Do not approve PP sample and packing separately if the fold method affects appearance. Fleece pile can read darker or lighter depending on fold face and compression. The pack-out sample should therefore be approved as a full set: blanket, fold, label, belly band, bag and carton mark.

Frequently asked

Is solution-dyed fleece always better than piece-dyed fleece? No. The advantage has to be tied to a specific construction and test method. On comparable polyester fleece constructions, solution-dyed routes may offer stronger lot-to-lot shade consistency and, in some cases, better performance in light-fastness testing such as ISO 105-B02. That does not mean every solution-dyed fleece will outperform every piece-dyed fleece in every colourfastness or appearance test. Buyers should request named standards, conditions and acceptance grades.
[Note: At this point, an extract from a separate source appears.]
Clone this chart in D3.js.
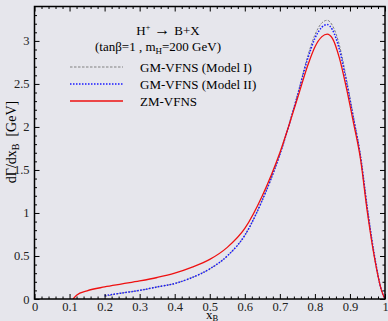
<!DOCTYPE html>
<html>
<head>
<meta charset="utf-8">
<script src="https://cdn.jsdelivr.net/npm/d3@7"></script>
<style>
  body { margin: 0; background: #e6e6ec; }
  svg { display: block; font-family: "Liberation Serif", "DejaVu Serif", serif; }
  svg text { font-family: "Liberation Serif", "DejaVu Serif", serif; }
</style>
</head>
<body>
<div id="chart"></div>
<script>
// Data
const xZM = [0.11, 0.12, 0.15, 0.2, 0.25, 0.3, 0.35, 0.4, 0.45, 0.5, 0.55, 0.6, 0.65, 0.7, 0.75, 0.78, 0.8, 0.82, 0.835, 0.85, 0.87, 0.89, 0.91, 0.93, 0.95, 0.97, 0.99, 1.0];
const yZM = [0, 0.045, 0.095, 0.14, 0.175, 0.21, 0.25, 0.30, 0.37, 0.46, 0.60, 0.82, 1.20, 1.70, 2.33, 2.72, 2.93, 3.05, 3.08, 3.03, 2.80, 2.45, 2.05, 1.63, 1.00, 0.48, 0.10, 0];

const xGM = [0.2, 0.25, 0.3, 0.35, 0.4, 0.45, 0.5, 0.55, 0.6, 0.65, 0.7, 0.75, 0.78, 0.8, 0.82, 0.835, 0.85, 0.87, 0.89, 0.91, 0.93, 0.95, 0.97, 0.99, 1.0];
const yModel2 = [0.04, 0.07, 0.10, 0.14, 0.18, 0.25, 0.35, 0.50, 0.74, 1.15, 1.68, 2.36, 2.80, 3.03, 3.16, 3.19, 3.13, 2.90, 2.52, 2.10, 1.66, 1.04, 0.50, 0.10, 0];
const yModel1 = [0.03, 0.07, 0.10, 0.14, 0.18, 0.25, 0.35, 0.50, 0.74, 1.15, 1.68, 2.37, 2.83, 3.07, 3.21, 3.24, 3.18, 2.95, 2.56, 2.12, 1.67, 1.05, 0.50, 0.10, 0];

const xTicks = [0, 0.1, 0.2, 0.3, 0.4, 0.5, 0.6, 0.7, 0.8, 0.9, 1];
const yTicks = [0, 0.5, 1, 1.5, 2, 2.5, 3];

const legendLabels = ["GM-VFNS (Model I)", "GM-VFNS (Model II)", "ZM-VFNS"];

const width = 388, height = 321;
const m = { left: 34.5, right: 385, top: 6.5, bottom: 299 };

const svg = d3.select("#chart").append("svg")
    .attr("width", width)
    .attr("height", height);

const x = d3.scaleLinear().domain([0, 1]).range([m.left, m.right]);
const y = d3.scaleLinear().domain([0, 3.4]).range([m.bottom, m.top]);

const line = d3.line()
    .x(d => x(d[0]))
    .y(d => y(d[1]))
    .curve(d3.curveMonotoneX);

const series = [
    { xs: xGM, ys: yModel1, color: "#808080", width: 1, dash: "2.5,1.5" },
    { xs: xGM, ys: yModel2, color: "#1a1aff", width: 1.5, dash: "1.5,1.5" },
    { xs: xZM, ys: yZM, color: "#ee1111", width: 1.3, dash: null }
];

svg.append("defs").append("clipPath").attr("id", "clip")
    .append("rect").attr("x", m.left).attr("y", m.top)
    .attr("width", m.right - m.left).attr("height", m.bottom - m.top);

series.forEach(s => {
    svg.append("path")
        .datum(s.xs.map((v, i) => [v, s.ys[i]]))
        .attr("clip-path", "url(#clip)")
        .attr("d", line)
        .attr("fill", "none")
        .attr("stroke", s.color)
        .attr("stroke-width", s.width)
        .attr("stroke-dasharray", s.dash);
});

// axes: ticks pointing inward on all four sides
const xMinor = d3.range(0, 1.0001, 0.02).filter(v => Math.abs(v * 10 - Math.round(v * 10)) > 1e-6);
const yMinor = d3.range(0, 3.4, 0.1).filter(v => Math.abs(v * 2 - Math.round(v * 2)) > 1e-6);

svg.append("g").attr("transform", `translate(0,${m.bottom})`)
    .call(d3.axisBottom(x).tickValues(xTicks).tickSize(-5).tickFormat(d3.format("~g")).tickPadding(3));
svg.append("g").attr("transform", `translate(0,${m.bottom})`)
    .call(d3.axisBottom(x).tickValues(xMinor).tickSize(-2.5).tickFormat(""));
svg.append("g").attr("transform", `translate(0,${m.top})`)
    .call(d3.axisTop(x).tickValues(xTicks).tickSize(-5).tickFormat(""));
svg.append("g").attr("transform", `translate(0,${m.top})`)
    .call(d3.axisTop(x).tickValues(xMinor).tickSize(-2.5).tickFormat(""));

svg.append("g").attr("transform", `translate(${m.left},0)`)
    .call(d3.axisLeft(y).tickValues(yTicks).tickSize(-5).tickFormat(d3.format("~g")).tickPadding(5));
svg.append("g").attr("transform", `translate(${m.left},0)`)
    .call(d3.axisLeft(y).tickValues(yMinor).tickSize(-2.5).tickFormat(""));
svg.append("g").attr("transform", `translate(${m.right},0)`)
    .call(d3.axisRight(y).tickValues(yTicks).tickSize(-5).tickFormat(""));
svg.append("g").attr("transform", `translate(${m.right},0)`)
    .call(d3.axisRight(y).tickValues(yMinor).tickSize(-2.5).tickFormat(""));

svg.selectAll(".domain").remove();
svg.selectAll("g").attr("font-family", null).attr("font-size", null);
svg.selectAll(".tick line").attr("stroke", "#000").attr("stroke-width", 1);
svg.selectAll(".tick text")
    .attr("font-size", 12.5)
    .attr("fill", "#222");

// frame
svg.append("rect")
    .attr("x", m.left).attr("y", m.top)
    .attr("width", m.right - m.left).attr("height", m.bottom - m.top)
    .attr("fill", "none").attr("stroke", "#000").attr("stroke-width", 1.5);

// axis titles
svg.append("text")
    .attr("x", 212).attr("y", 318.5)
    .attr("text-anchor", "middle").attr("font-size", 13)
    .html('x<tspan font-size="8.5" dy="2">B</tspan>');

svg.append("text")
    .attr("transform", "translate(16,142) rotate(-90)")
    .attr("text-anchor", "middle").attr("font-size", 14)
    .attr("xml:space", "preserve")
    .html('dΓ/dx<tspan font-size="10" dy="3">B</tspan><tspan dy="-3">  [GeV]</tspan>');

// annotation
svg.append("text")
    .attr("x", 168).attr("y", 35)
    .attr("text-anchor", "middle").attr("font-size", 13)
    .attr("xml:space", "preserve")
    .html('H<tspan font-size="8" dy="-5">+</tspan><tspan dy="5" font-size="16"> → </tspan>B+X');

svg.append("text")
    .attr("x", 158).attr("y", 51)
    .attr("text-anchor", "middle").attr("font-size", 13)
    .html('(tanβ=1 , m<tspan font-size="9" dy="3">H</tspan><tspan dy="-3">=200 GeV)</tspan>');

// legend
const legend = svg.append("g");
legendLabels.forEach((label, i) => {
    const ly = 67 + i * 17;
    const s = series[i];
    legend.append("line")
        .attr("x1", 70).attr("x2", 123)
        .attr("y1", ly).attr("y2", ly)
        .attr("stroke", s.color)
        .attr("stroke-width", s.width)
        .attr("stroke-dasharray", s.dash);
    legend.append("text")
        .attr("x", 140).attr("y", ly + 4.5)
        .attr("font-size", 13)
        .text(label);
});
</script>
</body>
</html>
Can I approve colour by Pantone only? For solution-dyed fleece, that is risky. Pantone should be treated as a design reference unless the supplier has explicitly accepted a commercial tolerance against it. Bulk acceptance is better tied to a retained physical standard made from the approved finished brushed/sheared fleece, with face side and pile direction identified. Write 'Pantone for reference only; acceptance by retained finished-fleece standard' on the PO.

What MOQ should I expect for a solution-dyed 230gsm fleece blanket? There is no single universal MOQ. Indicative ranges for plain promotional blankets in common sizes can be around 1,000-2,000 pcs per colour for an existing standard shade and simple make-up, and around 1,000-3,000 pcs if decoration is added. A new custom upstream shade usually requires a higher commitment. These are only indicative and assume one body colour, standard overlock edge and no complex retail assortment.

What tolerances should I put on the PO? A practical baseline is finished size ±2.0cm each direction, finished fabric GSM ±5%, shade to approved retained finished-fleece standard under agreed lighting, and packing dimensions with a stated tolerance such as ±1cm on folded unit size and ±2cm on export carton dimensions. If your customer needs tighter limits, state them before sampling because they may affect cost and yield.

Which test methods matter most for a 230gsm promotional fleece blanket? At minimum, specify GSM to ASTM D3776 or ISO 3801, pilling to ISO 12945-2, wash fastness to ISO 105-C06, dimensional change using ISO 6330 with measurement to ISO 5077, and seam strength to an agreed seam test method if the edge seam is performance-critical. For dark shades, rubbing fastness to ISO 105-X12 is sensible. For products likely to see sunlight exposure, add ISO 105-B02 light-fastness requirements.